LESS THAN A week of chinook fishing in Marine Area 9 (Admiralty Inlet) has produced a state estimate of 53 percent of the area’s chinook quota through Friday.
The state Department of Fish and Wildlife believes the brakes need to be pumped on the fast-and-furious hatchery chinook action at Area 9 hot spots such as Midchannel Bank and Possession Point.
That means Marine Area 9 will be closed to the retention of hatchery chinook beginning Monday at 12:01 a.m. as state fishery managers re-evaluate the catch after the weekend of fishing to determine how much available quota remains.
Should there be sufficient catch available, Fish and Wildlife will announce when the fishery will reopen to harvest the remaining quota.
After today, salmon fishing remains open for the retention of hatchery coho as part of anglers’ two-salmon daily limit but chinook, chum and wild coho all must be released.
Salmon fishing updates
Through Friday, Marine Area 5 (Sekiu) is just more than a quarter of the way through its hatchery chinook encounter guideline of 5,758 (1,482 encounters), so no worries about a premature end to the king fishery out west.
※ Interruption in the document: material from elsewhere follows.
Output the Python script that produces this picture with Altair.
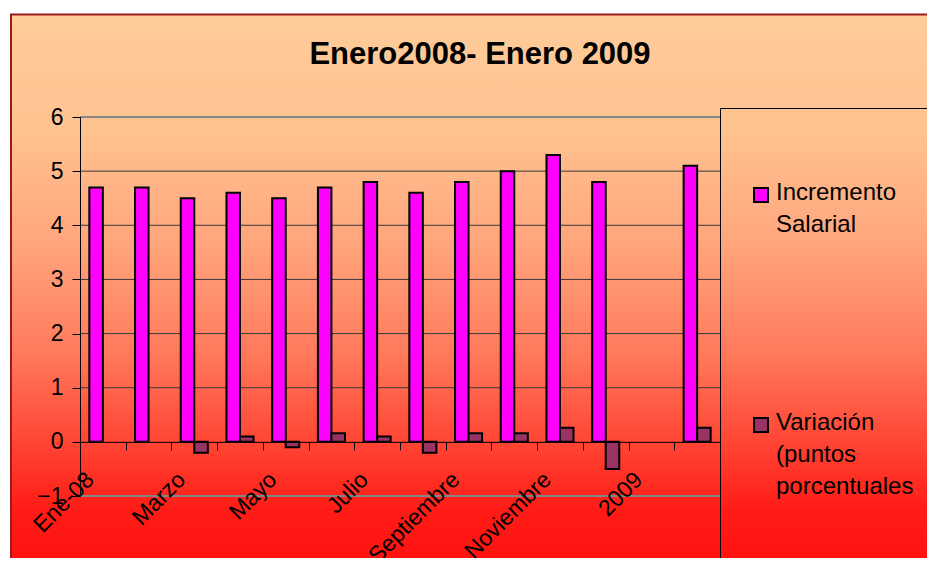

At Neah Bay, 1,508 anglers from July 9 through 15 caught 484 chinook and 611 hatchery coho for a 0.73 catch per angler overall (0.32 for chinook and 0.41 for coho). So far, 2,234 of the 4,370 coho catch quota have been caught (51 percent) and 1,148 chinook of the 4,900 quota (23.4 percent).
At La Push, 94 anglers from July 9 through 15 caught 10 chinook and 20 hatchery coho for a 0.32 catch per overall (0.11 for chinook and 0.21 for coho). So far, 58 of the 1,090 coho catch quota have been caught (5.3 percent) and 53 chinook of the 1,500 quota (3.5 percent).
Check wdfw.wa.gov/fishing/reports_plants.html for the latest information on marine areas that are managed to a quota or guideline.
Fish and Wildlife has scheduled a public webinar for 7 p.m. Monday to discuss current funding challenges.
Register at tinyurl.com/PDN-Webinar now through Monday.
To listen in, call 1-415-655-0052 after 6:45 p.m. Monday and enter code 281-297-953 to participate.
During the webinar, Nate Pamplin, Fish and Wildlife policy director, will describe the work of independent consultants and the agency’s Budget and Policy Advisory Group to explain the causes of a projected $30 million gap in funding faced by the department over the two-year budget cycle that begins in July 2019.
Pamplin will describe planned budget cuts and proposed funding increases that are designed to eliminate the shortfall and ensure the department has adequate funding in the future.
He said several factors have caused the shortfall, including:
Several one-time funding patches approved by lawmakers in recent years will expire soon.
Fish and Wildlife revenue from the sale of recreational licenses has not kept pace with spending authorized by the Legislature for managing fish, wildlife and their habitat.
The department still has not fully recovered from the deep cuts imposed during the recession, and license fees have not been adjusted since 2011.
To meet the challenge, the department is preparing a set of proposals to the Governor and Legislature and is exploring options for recreational license fee increases to avoid reducing service to the public and to fulfill its conservation mission.
Documents describing spending and revenue proposals are available on WDFW’s website at wdfw.wa.gov/about/budget/development/.